Notons que le coût de réhabilitation du réseau de transport et de distribution de l’énergie électrique est estimé à plus de 2500 milliards de FCFA.
Face à cette situation désastreuse qui s’est annoncée depuis lors, Jean Yves Ngono, porte-voix du SYNTDOPTRE propose des perspectives aptes à sortir notre pays, « le monde en miniature » du scandale énergétique, véritable atteinte à la sécurité de l’Etat. Il s’agit entre autres de :
La réhabilitation en urgence des barrages existants, songlulu et lagdo
La matérialisation de l’interconnexion des RIN, RIS et celui de l’est
Du replacement des poteaux en bois par le béton ou l’acier
Du renforcement du réseau avec des postes de transformation neufs et adaptés
La renationalisation du volet distribution/commercialisation en attribuant un opérateur patriote et efficient par région
Procéder à un audit de l’ensemble du secteur, ainsi que des projets lancés par l’État depuis 20 ans et en tirer toutes les conséquences
Le Chef de l’État devrait nommer des nouveaux managers à la tête des structures du secteur pour une nouvelle dynamique.

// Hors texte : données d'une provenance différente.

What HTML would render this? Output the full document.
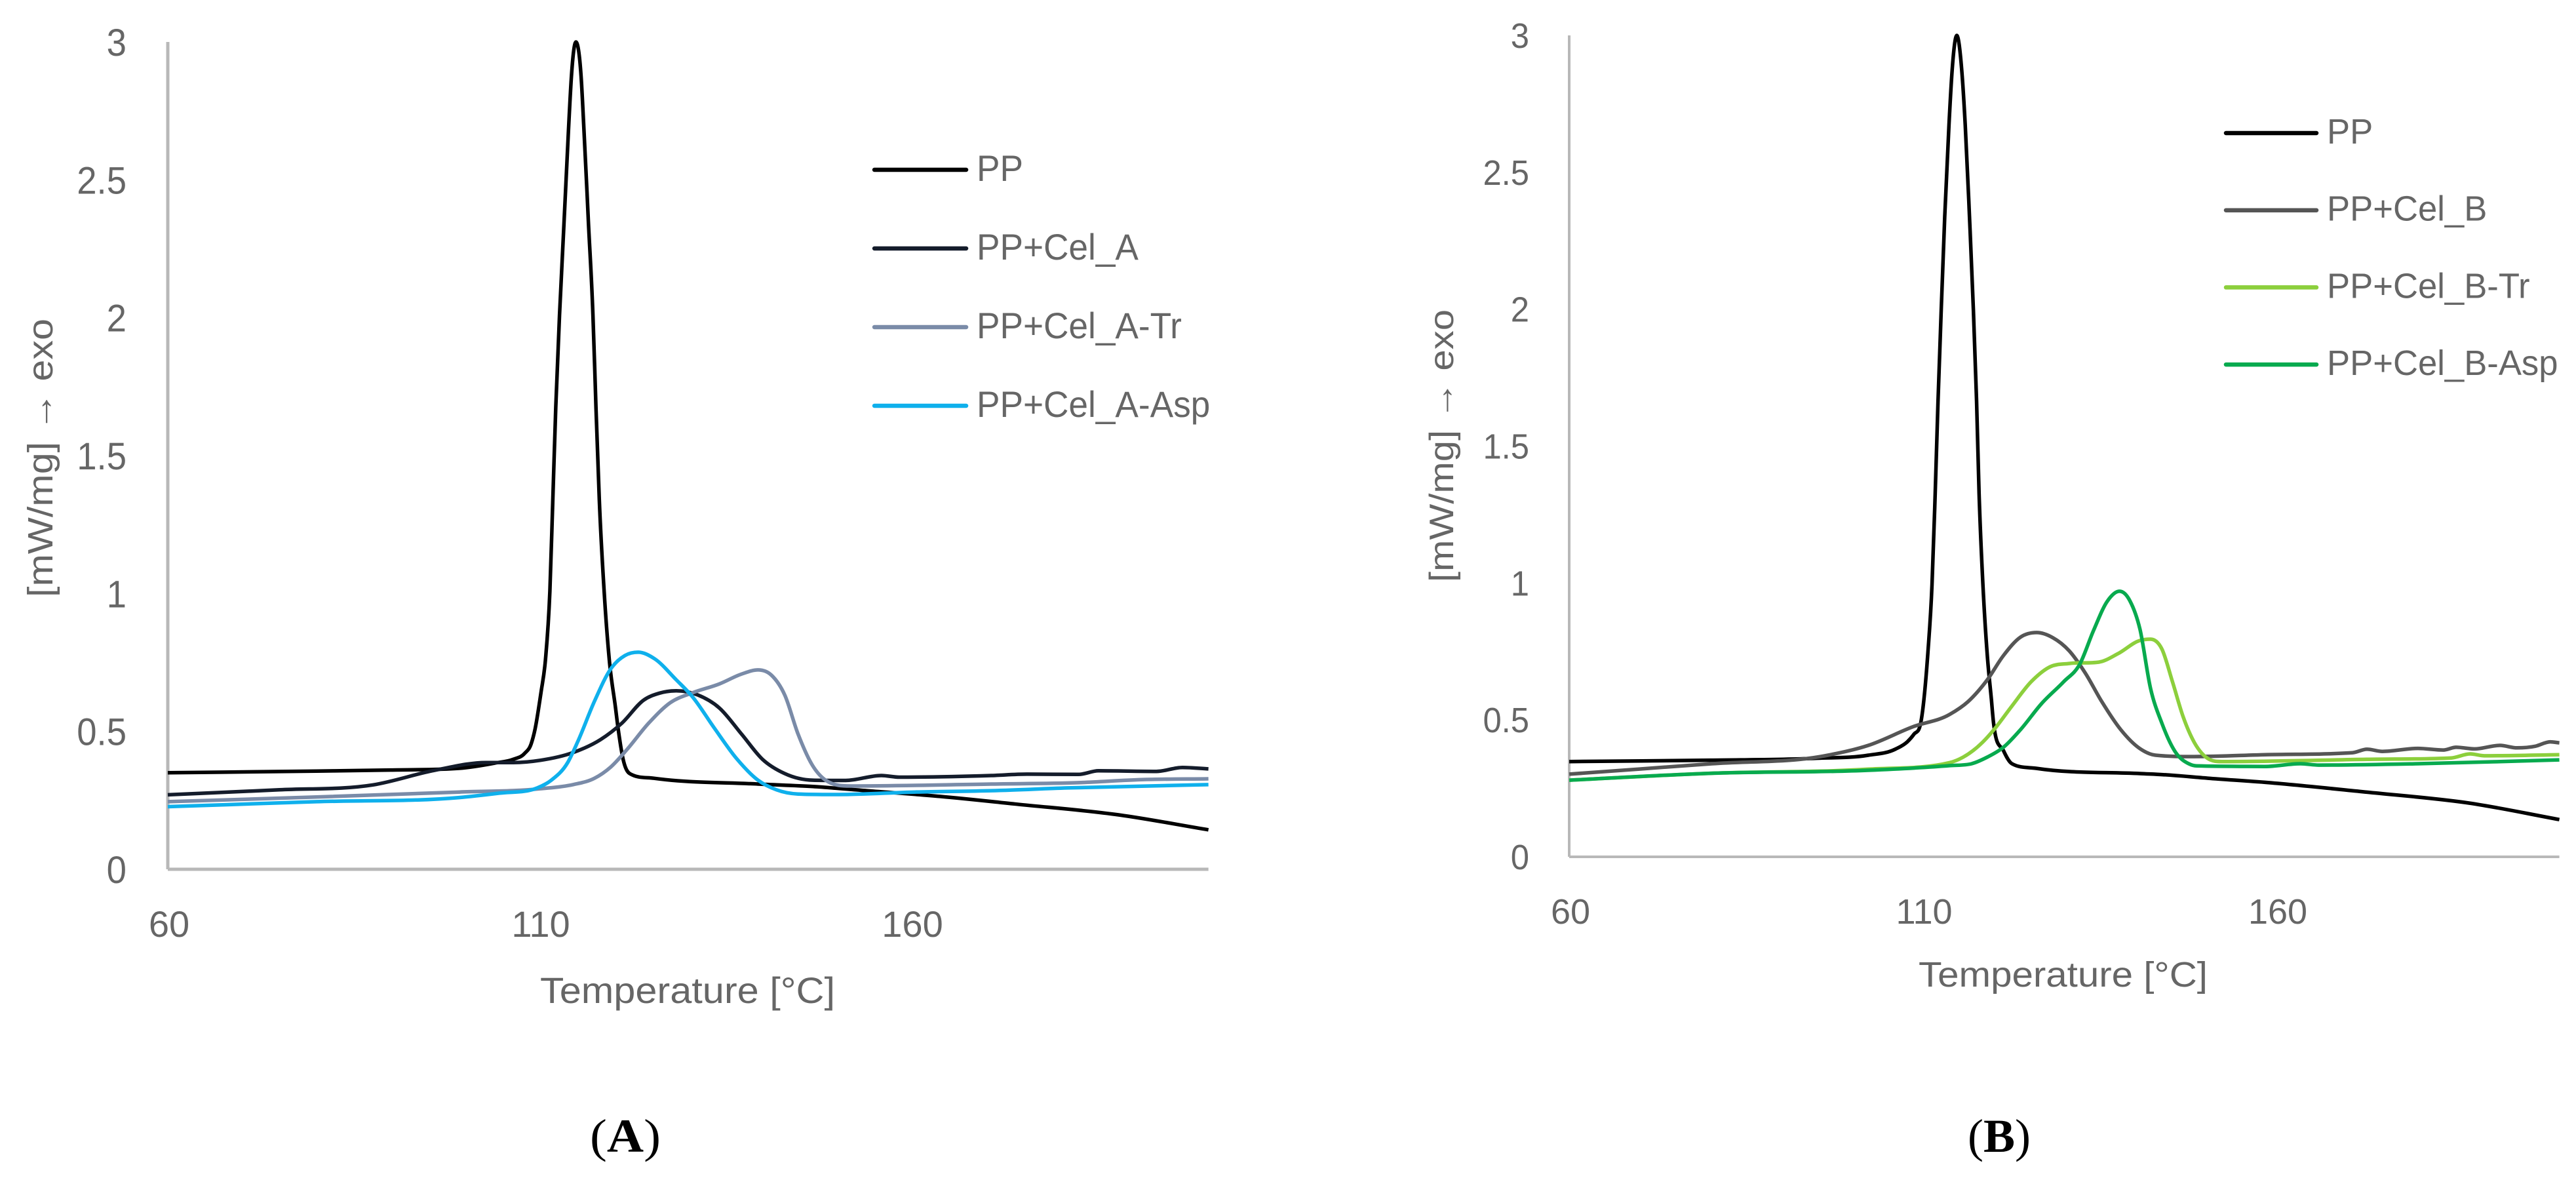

Notons pour le rappeler que l’énergie électrique a un effet « Spill over » sur l’ensemble du tissu social, c’est-à-dire qu’une crise énergétique peut avoir des répercussions sur d’autres domaines : ralentissement des activités économiques, chute de la production, chômage et inflation galopante (le cas du Cameroun n’en est pas des moindres). Elle reste et demeure un défi immense pour le gouvernement qui entend gagner le pari de pays émergents à des échéances.